## Ensuring Reliability in AI Agents  
AI agents are everywhere, but many lack reliability. Creating agents is easy—making them predictable, consistent, and trustworthy is the real challenge.

Reliability means the likelihood that an agent will perform as expected in its environment without causing harm. Building reliable agents requires clear success metrics, proper evaluation, and ongoing monitoring.
  
Defining Success with Metrics
To improve reliability, agents need measurable success criteria:
  
Accuracy – Are responses correct and relevant? How often do errors occur?
Efficiency – Does the agent complete tasks quickly and with minimal resource usage?
Cost Optimization – Is performance optimized without excessive API calls, tokens, or compute costs?
By defining these metrics, agents can be continuously refined and optimized.
  
Evaluation vs. Testing
Testing identifies defects and functional errors, ensuring the agent works under different conditions.

Evaluation assesses overall quality, determining how well the agent performs its intended task.

Both are essential, but evaluation plays a strategic role in improving AI agents over time. For example, different embedding models may be evaluated to maximize accuracy.

Observability: Monitoring Agents in Production
Reliability requires ongoing monitoring to detect failures and improve performance.
  
Key observability techniques include:  
Tracking KPIs – Continuously measure accuracy, efficiency, and error rates.  
Logging & Tracing – Record both failures and successes to refine workflows.  
Decision Transparency – Monitor how the agent makes choices and selects actions.  
Observability enables proactive issue detection and allows dynamic fine-tuning of agents.  

Other Considerations for Reliable Agents  
Scalability – AI agents must integrate smoothly into complex systems without causing bottlenecks.
Human-in-the-Loop – Human oversight improves decision-making in high-stakes scenarios.
Multi-Agent Collaboration – Agents should communicate effectively in multi-agent workflows.
Self-Healing Mechanisms – Agents should recover from errors and refine their responses over time.
Practical Use Cases – Instead of replacing humans, focus on workflow automation, research assistance, and large-scale data analysis.
Final Thoughts
Reliability is what separates AI enthusiasts from real AI engineers. Reliable agents are designed with clear metrics, evaluation processes, and continuous observability.
  
By focusing on measurable success, proactive monitoring, and real-world application, AI agents can become trustworthy problem solvers that enhance human capabilities.

## Human-in-the-Loop & Observability in AI Agents  
AI agents are becoming more complex and autonomous, making transparency and control essential.
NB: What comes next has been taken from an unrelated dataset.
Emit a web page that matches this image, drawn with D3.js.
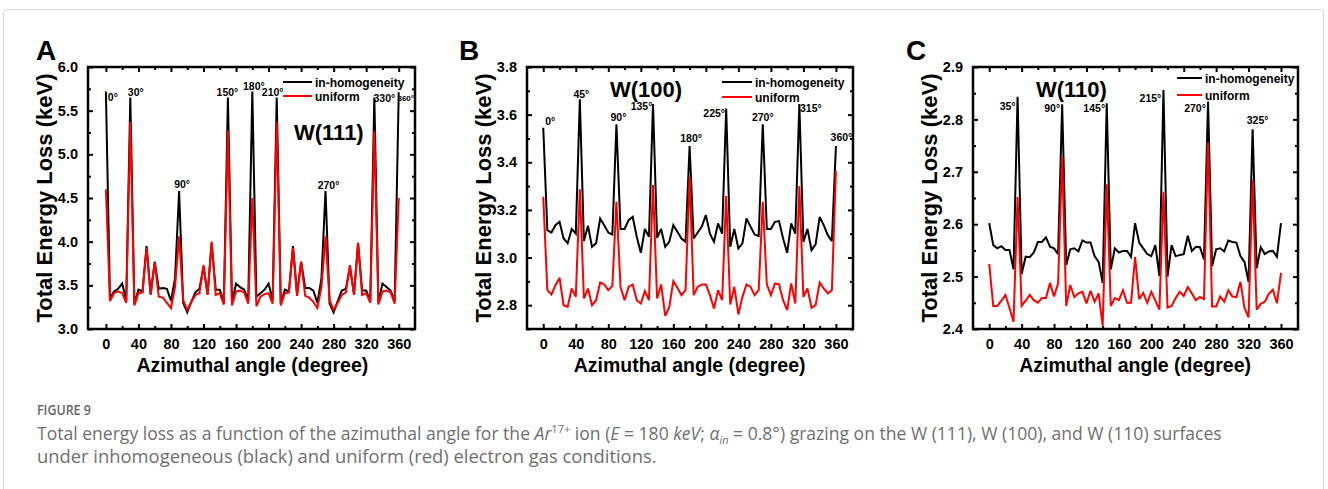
<!DOCTYPE html>
<html>
<head>
<meta charset="utf-8">
<script src="https://cdn.jsdelivr.net/npm/d3@7/dist/d3.min.js"></script>
<style>
  body { margin: 0; background: #fff; }
  svg text { font-family: "Liberation Sans", Arial, sans-serif; }
  .cap { font-family: "Open Sans", "Noto Sans", sans-serif !important; fill: #6f6f6f; }
</style>
</head>
<body>
<svg id="fig" width="1328" height="489"></svg>
<script>
// azimuthal angles (degree), same for all panels
let angles = [0,5,10,15,20,25,30,35,40,45,50,55,60,65,70,75,80,85,90,95,100,105,110,115,120,125,130,135,140,145,150,155,160,165,170,175,180,
  185,190,195,200,205,210,215,220,225,230,235,240,245,250,255,260,265,270,275,280,285,290,295,300,305,310,315,320,325,330,335,340,345,350,355,360];

// W(111)
let w111Inhom = [5.72,3.35,3.43,3.46,3.52,3.33,5.65,3.29,3.45,3.43,3.95,3.40,3.77,3.46,3.47,3.46,3.32,3.58,4.58,3.30,3.19,3.31,3.42,3.46,3.71,3.40,3.98,3.45,3.45,3.31,5.65,3.30,3.52,3.48,3.45,3.33,5.72,
  3.37,3.41,3.45,3.52,3.33,5.65,3.29,3.45,3.43,3.95,3.40,3.77,3.47,3.47,3.44,3.30,3.58,4.58,3.29,3.19,3.32,3.44,3.46,3.71,3.40,3.98,3.44,3.44,3.32,5.65,3.30,3.52,3.48,3.44,3.32,5.71];
let w111Uniform = [4.60,3.32,3.41,3.43,3.41,3.30,5.37,3.27,3.41,3.42,3.93,3.39,3.76,3.37,3.36,3.30,3.24,3.48,4.06,3.33,3.22,3.31,3.39,3.41,3.73,3.39,4.00,3.39,3.41,3.28,5.27,3.27,3.43,3.44,3.42,3.29,4.50,
  3.26,3.37,3.40,3.41,3.29,5.37,3.27,3.41,3.42,3.93,3.38,3.77,3.38,3.36,3.31,3.24,3.48,4.06,3.33,3.22,3.30,3.39,3.42,3.73,3.39,3.99,3.39,3.41,3.30,5.27,3.28,3.43,3.44,3.42,3.29,4.50];

// W(100)
let w100Inhom = [3.545,3.115,3.105,3.136,3.150,3.080,3.060,3.120,3.100,3.664,3.069,3.133,3.045,3.060,3.164,3.136,3.105,3.097,3.559,3.120,3.120,3.157,3.171,3.087,3.020,3.120,3.087,3.645,3.083,3.120,3.045,3.066,3.136,3.108,3.080,3.066,3.468,
  3.080,3.105,3.130,3.178,3.100,3.066,3.143,3.100,3.626,3.045,3.120,3.038,3.060,3.164,3.130,3.097,3.090,3.559,3.120,3.120,3.150,3.153,3.080,3.020,3.143,3.100,3.645,3.066,3.120,3.031,3.055,3.171,3.136,3.094,3.069,3.468];
let w100Uniform = [3.255,2.863,2.845,2.884,2.915,2.800,2.793,2.870,2.835,3.287,2.828,2.870,2.800,2.821,2.895,2.887,2.863,2.881,3.234,2.877,2.821,2.877,2.887,2.821,2.807,2.859,2.821,3.304,2.828,2.887,2.755,2.793,2.901,2.873,2.842,2.863,3.339,
  2.842,2.877,2.887,2.887,2.842,2.786,2.863,2.821,3.258,2.803,2.877,2.761,2.835,2.887,2.877,2.842,2.863,3.234,2.887,2.842,2.891,2.887,2.821,2.779,2.891,2.807,3.300,2.835,2.870,2.789,2.800,2.895,2.870,2.850,2.863,3.363];

// W(110)
let w110Inhom = [2.602,2.560,2.554,2.558,2.551,2.551,2.514,2.843,2.505,2.538,2.537,2.546,2.566,2.566,2.575,2.557,2.554,2.543,2.829,2.522,2.552,2.554,2.548,2.569,2.565,2.565,2.539,2.528,2.488,2.831,2.514,2.554,2.546,2.549,2.549,2.538,2.602,
  2.565,2.554,2.543,2.539,2.560,2.501,2.856,2.500,2.560,2.539,2.541,2.543,2.578,2.549,2.557,2.556,2.533,2.834,2.520,2.552,2.554,2.548,2.569,2.566,2.565,2.539,2.528,2.490,2.781,2.516,2.556,2.543,2.548,2.549,2.538,2.602];
let w110Uniform = [2.524,2.444,2.444,2.454,2.465,2.440,2.414,2.652,2.444,2.454,2.465,2.455,2.450,2.459,2.459,2.488,2.462,2.487,2.729,2.444,2.484,2.461,2.468,2.471,2.449,2.473,2.452,2.468,2.406,2.676,2.444,2.459,2.455,2.474,2.450,2.450,2.537,
  2.457,2.469,2.450,2.471,2.454,2.437,2.662,2.441,2.444,2.459,2.471,2.463,2.480,2.468,2.455,2.461,2.457,2.756,2.443,2.443,2.462,2.452,2.474,2.462,2.461,2.490,2.440,2.422,2.684,2.437,2.448,2.452,2.467,2.475,2.449,2.507];

// tick labels
let xTicks = [0,40,80,120,160,200,240,280,320,360];
let yTicks111 = [3.0,3.5,4.0,4.5,5.0,5.5,6.0];
let yTicks100 = [2.8,3.0,3.2,3.4,3.6,3.8];
let yTicks110 = [2.4,2.5,2.6,2.7,2.8,2.9];

// peak annotations (angles)
let peaks111 = [0,30,90,150,180,210,270,330,360];
let peaks100 = [0,45,90,135,180,225,270,315,360];
let peaks110 = [35,90,145,215,270,325];

let seriesNames = ["in-homogeneity", "uniform"];
let colors = ["#000000", "#ff0000"];

// label offsets relative to the peak tip (dx, dy) - layout only
let off111 = [[7,10],[5.5,-1.5],[3,-3],[-0.5,-1.5],[1.5,-1],[-4,-1.5],[3,-2],[10,4],[7,9]];
let off100 = [[7,-3],[1.5,-1.5],[2,-3],[-11.5,6.5],[1.5,-4.5],[-12,9],[0,-3],[11.5,8.5],[5.5,-5.5]];
let off110 = [[-10,13.5],[-10,7.5],[-12.5,9],[-13,11.5],[-13,10],[5,-5]];

let panels = [
  {letter:"A", lx:36, left:88, right:415, xDom:[-22,380], yDom:[3.0,6.0], yTicks:yTicks111, yStep:0.5,
   inhom:w111Inhom, uni:w111Uniform, peaks:peaks111, off:off111, titleX:52,
   surf:"W(111)", sx:294, sy:140, legX:283, legY:[82,96], legW:29},
  {letter:"B", lx:459, left:527, right:853, xDom:[-20,381], yDom:[2.7,3.8], yTicks:yTicks100, yStep:0.2,
   inhom:w100Inhom, uni:w100Uniform, peaks:peaks100, off:off100, titleX:491,
   surf:"W(100)", sx:610, sy:97, legX:722, legY:[82,97], legW:30},
  {letter:"C", lx:906, left:973, right:1298, xDom:[-20,381], yDom:[2.4,2.9], yTicks:yTicks110, yStep:0.1,
   inhom:w110Inhom, uni:w110Uniform, peaks:peaks110, off:off110, titleX:937,
   surf:"W(110)", sx:1036, sy:97, legX:1177, legY:[78,95], legW:25}
];

let plotTop = 67, plotBottom = 329;
let svg = d3.select("#fig");

// light frame round the figure
svg.append("rect")
  .attr("x", 3.5).attr("y", 9.5)
  .attr("width", 1320).attr("height", 500)
  .attr("fill", "none").attr("stroke", "#d9d9d9").attr("stroke-width", 1)
  .attr("rx", 3);

panels.forEach(p => {
  let x = d3.scaleLinear().domain(p.xDom).range([p.left, p.right]);
  let y = d3.scaleLinear().domain(p.yDom).range([plotBottom, plotTop]);
  let g = svg.append("g");

  // minor tick positions halfway between majors
  let xMinor = d3.pairs(xTicks).map(d => (d[0] + d[1]) / 2);
  let yMinor = d3.pairs(p.yTicks).map(d => (d[0] + d[1]) / 2);
  if (p.yDom[0] < p.yTicks[0]) yMinor.unshift(p.yTicks[0] - p.yStep / 2);

  let mk = (axisFn, scale, vals, size, pos, labels) => {
    let a = axisFn(scale).tickValues(vals).tickSizeInner(-size).tickSizeOuter(0).tickPadding(size + 5);
    if (!labels) a.tickFormat("");
    else a.tickFormat(labels);
    let ag = g.append("g").attr("transform", pos).call(a);
    ag.select(".domain").remove();
    ag.selectAll("line").attr("stroke", "#000").attr("stroke-width", 2);
    ag.selectAll("text").attr("fill", "#000").style("font-size", "14.5px").style("font-weight", "bold");
    return ag;
  };

  let fx = d3.format("d"), fy = d3.format(".1f");
  mk(d3.axisBottom, x, xTicks, 5, `translate(0,${plotBottom})`, fx);
  mk(d3.axisBottom, x, xMinor, 3, `translate(0,${plotBottom})`, null);
  mk(d3.axisTop, x, xTicks, 5, `translate(0,${plotTop})`, null);
  mk(d3.axisTop, x, xMinor, 3, `translate(0,${plotTop})`, null);
  mk(d3.axisLeft, y, p.yTicks, 5, `translate(${p.left},0)`, fy);
  mk(d3.axisLeft, y, yMinor, 3, `translate(${p.left},0)`, null);
  mk(d3.axisRight, y, p.yTicks, 5, `translate(${p.right},0)`, null);
  mk(d3.axisRight, y, yMinor, 3, `translate(${p.right},0)`, null);

  // lines
  let line = d3.line().x((d, i) => x(angles[i])).y(d => y(d));
  [p.inhom, p.uni].forEach((vals, k) => {
    g.append("path").datum(vals)
      .attr("d", line)
      .attr("fill", "none")
      .attr("stroke", colors[k])
      .attr("stroke-width", 2)
      .attr("stroke-linejoin", "miter")
      .attr("stroke-miterlimit", 3);
  });

  // plot frame
  g.append("rect")
    .attr("x", p.left).attr("y", plotTop)
    .attr("width", p.right - p.left).attr("height", plotBottom - plotTop)
    .attr("fill", "none").attr("stroke", "#000").attr("stroke-width", 2.5);

  // peak labels
  p.peaks.forEach((a, i) => {
    let v = p.inhom[angles.indexOf(a)];
    let small = (p.letter == "A" && a == 360);
    g.append("text")
      .attr("x", x(a) + p.off[i][0])
      .attr("y", y(v) + p.off[i][1])
      .attr("text-anchor", "middle")
      .style("font-size", small ? "8px" : "10.5px")
      .style("font-weight", "bold")
      .text(a + "°");
  });

  // surface label
  g.append("text").attr("x", p.sx).attr("y", p.sy)
    .style("font-size", "22px").style("font-weight", "bold")
    .text(p.surf);

  // legend
  seriesNames.forEach((n, k) => {
    g.append("line")
      .attr("x1", p.legX).attr("x2", p.legX + p.legW)
      .attr("y1", p.legY[k]).attr("y2", p.legY[k])
      .attr("stroke", colors[k]).attr("stroke-width", 2);
    g.append("text")
      .attr("x", p.legX + p.legW + 3).attr("y", p.legY[k] + 4.5)
      .style("font-size", "12px").style("font-weight", "bold")
      .text(n);
  });

  // axis titles
  g.append("text")
    .attr("x", (x(0) + x(360)) / 2).attr("y", 372)
    .attr("text-anchor", "middle")
    .style("font-size", "19.5px").style("font-weight", "bold")
    .text("Azimuthal angle (degree)");
  g.append("text")
    .attr("transform", `translate(${p.titleX},${(plotTop + plotBottom) / 2}) rotate(-90)`)
    .attr("text-anchor", "middle")
    .style("font-size", "22px").style("font-weight", "bold")
    .text("Total Energy Loss (keV)");

  // panel letter
  g.append("text").attr("x", p.lx).attr("y", 60)
    .style("font-size", "28px").style("font-weight", "bold")
    .text(p.letter);
});

// caption
let fitText = (t, w) => {
  let len = t.node().getComputedTextLength();
  let x0 = +t.attr("x");
  t.attr("transform", `translate(${x0},0) scale(${w / len},1) translate(${-x0},0)`);
};

let f9 = svg.append("text").attr("class", "cap").attr("x", 37).attr("y", 415.5)
  .style("font-size", "15px").style("font-weight", "600").style("fill", "#666")
  .text("FIGURE 9");
fitText(f9, 54);

let l1 = svg.append("text").attr("class", "cap").attr("x", 37).attr("y", 440).style("font-size", "17.5px");
l1.append("tspan").text("Total energy loss as a function of the azimuthal angle for the ");
l1.append("tspan").style("font-style", "italic").text("Ar");
l1.append("tspan").attr("dy", -7).style("font-size", "11px").text("17+");
l1.append("tspan").attr("dy", 7).text(" ion (");
l1.append("tspan").style("font-style", "italic").text("E");
l1.append("tspan").text(" = 180 ");
l1.append("tspan").style("font-style", "italic").text("keV");
l1.append("tspan").text("; ");
l1.append("tspan").style("font-style", "italic").text("α");
l1.append("tspan").attr("dy", 4).style("font-size", "11px").style("font-style", "italic").text("in");
l1.append("tspan").attr("dy", -4).text(" = 0.8°) grazing on the W (111), W (100), and W (110) surfaces");
fitText(l1, 1186);

let l2 = svg.append("text").attr("class", "cap").attr("x", 37).attr("y", 463.5).style("font-size", "17.5px")
  .text("under inhomogeneous (black) and uniform (red) electron gas conditions.");
fitText(l2, 620);
</script>
</body>
</html>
Observability helps monitor, interpret, and optimize agent workflows, while human-in-the-loop (HITL) ensures oversight and error correction in critical scenarios.
  
Gaining Initial Visibility
Basic debugging starts with printing outputs in Jupyter Notebooks, allowing developers to:
Observe agent responses to different inputs.
Identify errors or inconsistencies.
Iterate and refine logic quickly.
This method is useful for early-stage development, but it does not scale well for production environments.
Introducing Human-in-the-Loop
As AI agents handle more complex decisions, human intervention becomes crucial for reliability.
  
HITL mechanisms allow humans to:  

Interrupt and approve an action before execution.
Validate outputs to prevent errors.
Modify agent state in real-time to correct misinterpretations.
Review checkpoints can be built into workflows, enabling human reviewers to approve or reject key decisions before the agent proceeds.

Advanced Observability for Production Systems
For large-scale deployments, fine-grained observability ensures agents remain efficient and trustworthy.

Observability relies on three core techniques:

Metrics – Monitor performance indicators like response time, accuracy, and token usage.

Logs – Capture detailed records of agent actions, errors, and interactions.

Tracing – Tracks the sequence of actions taken by the agent.

Final Thoughts
Observability and HITL are essential for building reliable AI agents.

Early-stage debugging in Jupyter is useful but limited.
Human-in-the-loop ensures oversight in high-stakes scenarios.
Advanced observability techniques (metrics, logs, tracing) enable proactive monitoring and optimization.
AI deployment is not just about monitoring—it’s about continuous learning and improvement. Organizations that implement robust observability tools and human oversight mechanisms can scale AI safely while maintaining control and performance.